*WORK TO COMPLETE*: Reproduce, please, the span of lines beginning at the line with "What TikZ code" and ending at the line with "(0,0) rectangle (534,496);", inclusive, minus any pictures.

-*-

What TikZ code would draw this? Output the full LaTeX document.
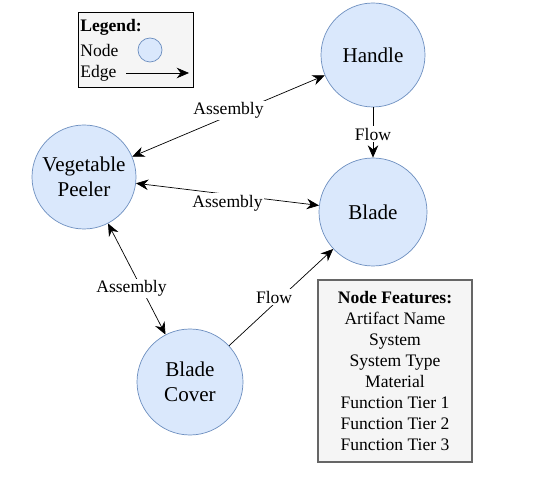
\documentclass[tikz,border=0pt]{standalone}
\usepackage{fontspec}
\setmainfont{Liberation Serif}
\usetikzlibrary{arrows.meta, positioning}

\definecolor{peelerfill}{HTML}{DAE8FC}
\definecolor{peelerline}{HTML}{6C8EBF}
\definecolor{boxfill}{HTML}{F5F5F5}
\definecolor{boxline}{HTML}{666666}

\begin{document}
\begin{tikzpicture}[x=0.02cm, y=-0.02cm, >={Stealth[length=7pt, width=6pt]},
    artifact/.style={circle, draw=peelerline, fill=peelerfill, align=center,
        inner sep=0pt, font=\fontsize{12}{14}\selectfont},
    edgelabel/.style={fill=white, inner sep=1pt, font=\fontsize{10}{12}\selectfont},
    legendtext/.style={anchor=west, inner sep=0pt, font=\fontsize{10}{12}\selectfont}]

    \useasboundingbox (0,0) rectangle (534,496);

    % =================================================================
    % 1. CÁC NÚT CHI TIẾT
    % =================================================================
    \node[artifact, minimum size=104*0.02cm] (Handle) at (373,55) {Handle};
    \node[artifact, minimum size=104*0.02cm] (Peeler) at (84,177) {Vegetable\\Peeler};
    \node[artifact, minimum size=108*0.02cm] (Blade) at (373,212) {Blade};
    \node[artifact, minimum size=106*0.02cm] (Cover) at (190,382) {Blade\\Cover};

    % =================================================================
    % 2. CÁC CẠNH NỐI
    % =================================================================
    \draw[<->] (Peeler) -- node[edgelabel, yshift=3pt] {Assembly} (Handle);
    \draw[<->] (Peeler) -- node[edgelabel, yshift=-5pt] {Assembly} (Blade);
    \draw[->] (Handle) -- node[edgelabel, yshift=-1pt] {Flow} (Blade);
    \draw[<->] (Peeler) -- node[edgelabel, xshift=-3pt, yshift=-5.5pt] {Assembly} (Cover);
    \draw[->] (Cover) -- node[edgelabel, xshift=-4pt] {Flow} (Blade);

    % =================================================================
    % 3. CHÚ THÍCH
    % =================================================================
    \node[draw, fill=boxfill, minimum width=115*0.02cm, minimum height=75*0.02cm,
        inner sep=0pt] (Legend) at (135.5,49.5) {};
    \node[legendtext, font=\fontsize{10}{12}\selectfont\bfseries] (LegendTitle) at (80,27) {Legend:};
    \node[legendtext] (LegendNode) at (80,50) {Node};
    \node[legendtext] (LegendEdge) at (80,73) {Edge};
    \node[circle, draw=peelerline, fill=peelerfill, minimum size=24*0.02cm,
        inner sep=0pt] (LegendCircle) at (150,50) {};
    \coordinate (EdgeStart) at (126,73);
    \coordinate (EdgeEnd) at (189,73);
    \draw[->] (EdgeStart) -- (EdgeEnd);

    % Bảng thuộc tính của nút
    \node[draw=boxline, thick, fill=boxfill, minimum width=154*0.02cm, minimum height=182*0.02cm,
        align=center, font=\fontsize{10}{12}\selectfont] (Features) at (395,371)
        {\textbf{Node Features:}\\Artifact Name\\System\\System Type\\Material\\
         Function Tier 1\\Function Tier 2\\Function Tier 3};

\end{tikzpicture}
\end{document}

-*-

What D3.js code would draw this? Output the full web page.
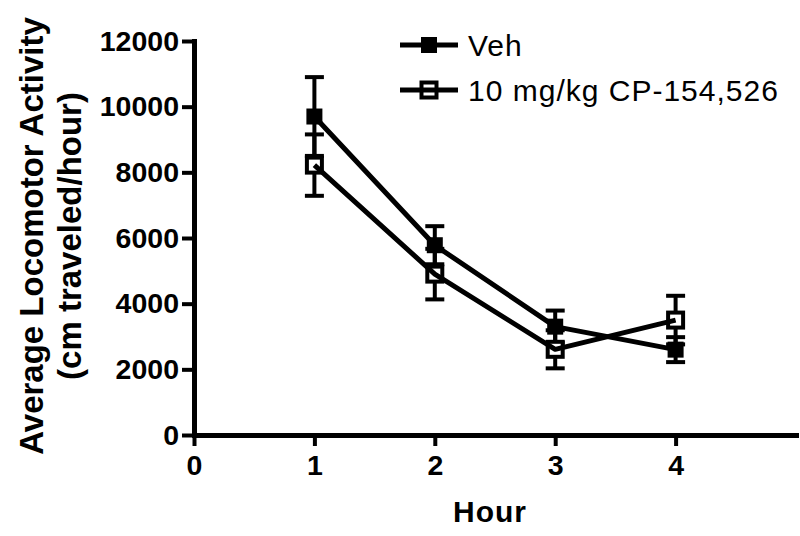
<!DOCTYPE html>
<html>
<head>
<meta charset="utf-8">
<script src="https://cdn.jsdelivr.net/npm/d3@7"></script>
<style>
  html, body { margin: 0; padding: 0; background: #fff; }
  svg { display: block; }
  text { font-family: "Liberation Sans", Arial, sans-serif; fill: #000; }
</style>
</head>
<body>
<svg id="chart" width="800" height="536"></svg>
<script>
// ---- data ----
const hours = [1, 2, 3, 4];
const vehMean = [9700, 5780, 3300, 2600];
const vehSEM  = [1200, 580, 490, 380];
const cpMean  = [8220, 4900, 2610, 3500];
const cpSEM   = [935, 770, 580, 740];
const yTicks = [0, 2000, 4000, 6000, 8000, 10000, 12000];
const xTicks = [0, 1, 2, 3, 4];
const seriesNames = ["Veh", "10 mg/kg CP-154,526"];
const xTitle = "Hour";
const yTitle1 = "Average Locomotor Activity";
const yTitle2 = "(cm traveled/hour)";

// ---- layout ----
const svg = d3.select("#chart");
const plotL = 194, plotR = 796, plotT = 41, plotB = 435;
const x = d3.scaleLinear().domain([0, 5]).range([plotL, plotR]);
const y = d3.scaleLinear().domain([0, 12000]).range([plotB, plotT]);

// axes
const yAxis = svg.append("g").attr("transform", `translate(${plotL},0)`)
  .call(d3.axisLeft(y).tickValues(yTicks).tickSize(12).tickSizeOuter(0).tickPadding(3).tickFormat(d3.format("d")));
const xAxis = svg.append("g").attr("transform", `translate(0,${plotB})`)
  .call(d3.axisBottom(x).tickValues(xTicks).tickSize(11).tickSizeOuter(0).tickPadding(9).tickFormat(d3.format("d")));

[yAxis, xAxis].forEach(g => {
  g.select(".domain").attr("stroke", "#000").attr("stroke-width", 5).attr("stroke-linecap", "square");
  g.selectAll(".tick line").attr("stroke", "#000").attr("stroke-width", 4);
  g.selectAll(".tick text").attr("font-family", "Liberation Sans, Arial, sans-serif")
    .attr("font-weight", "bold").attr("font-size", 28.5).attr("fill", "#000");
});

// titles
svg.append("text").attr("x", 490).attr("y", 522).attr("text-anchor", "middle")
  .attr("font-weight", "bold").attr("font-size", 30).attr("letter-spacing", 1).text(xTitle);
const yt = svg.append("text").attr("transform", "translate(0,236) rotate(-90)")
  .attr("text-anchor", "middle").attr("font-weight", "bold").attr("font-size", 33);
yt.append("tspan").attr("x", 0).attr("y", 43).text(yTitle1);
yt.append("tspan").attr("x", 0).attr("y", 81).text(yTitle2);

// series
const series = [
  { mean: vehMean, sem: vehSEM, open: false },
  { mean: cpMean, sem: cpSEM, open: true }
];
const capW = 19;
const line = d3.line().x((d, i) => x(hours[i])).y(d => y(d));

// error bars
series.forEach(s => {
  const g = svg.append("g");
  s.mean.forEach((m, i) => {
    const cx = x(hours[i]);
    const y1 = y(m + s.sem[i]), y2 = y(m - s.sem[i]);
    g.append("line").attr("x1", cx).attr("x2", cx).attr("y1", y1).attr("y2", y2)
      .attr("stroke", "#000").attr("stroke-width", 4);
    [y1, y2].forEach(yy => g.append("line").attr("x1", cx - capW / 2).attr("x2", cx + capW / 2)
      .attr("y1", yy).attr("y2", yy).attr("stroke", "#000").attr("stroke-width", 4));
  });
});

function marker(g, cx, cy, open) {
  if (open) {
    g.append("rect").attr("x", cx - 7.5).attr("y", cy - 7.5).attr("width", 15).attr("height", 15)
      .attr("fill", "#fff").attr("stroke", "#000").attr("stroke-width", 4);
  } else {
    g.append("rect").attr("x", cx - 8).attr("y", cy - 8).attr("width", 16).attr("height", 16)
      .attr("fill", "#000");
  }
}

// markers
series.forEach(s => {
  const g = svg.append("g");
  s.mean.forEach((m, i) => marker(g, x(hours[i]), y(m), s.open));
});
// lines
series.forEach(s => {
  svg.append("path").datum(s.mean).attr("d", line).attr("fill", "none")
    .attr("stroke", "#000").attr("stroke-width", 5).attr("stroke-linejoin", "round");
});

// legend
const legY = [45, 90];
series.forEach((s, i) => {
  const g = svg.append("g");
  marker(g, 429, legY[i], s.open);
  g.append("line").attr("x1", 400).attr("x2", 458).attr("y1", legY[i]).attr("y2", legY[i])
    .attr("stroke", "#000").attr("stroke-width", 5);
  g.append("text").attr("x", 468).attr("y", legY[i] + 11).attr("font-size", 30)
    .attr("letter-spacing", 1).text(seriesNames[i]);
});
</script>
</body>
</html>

-*-

*RESPONSE BELOW*:
What TikZ code would draw this? Output the full LaTeX document.
\documentclass[tikz,border=0pt]{standalone}
\usepackage{fontspec}
\setmainfont{Liberation Serif}
\usetikzlibrary{arrows.meta, positioning}

\definecolor{peelerfill}{HTML}{DAE8FC}
\definecolor{peelerline}{HTML}{6C8EBF}
\definecolor{boxfill}{HTML}{F5F5F5}
\definecolor{boxline}{HTML}{666666}

\begin{document}
\begin{tikzpicture}[x=0.02cm, y=-0.02cm, >={Stealth[length=7pt, width=6pt]},
    artifact/.style={circle, draw=peelerline, fill=peelerfill, align=center,
        inner sep=0pt, font=\fontsize{12}{14}\selectfont},
    edgelabel/.style={fill=white, inner sep=1pt, font=\fontsize{10}{12}\selectfont},
    legendtext/.style={anchor=west, inner sep=0pt, font=\fontsize{10}{12}\selectfont}]

    \useasboundingbox (0,0) rectangle (534,496);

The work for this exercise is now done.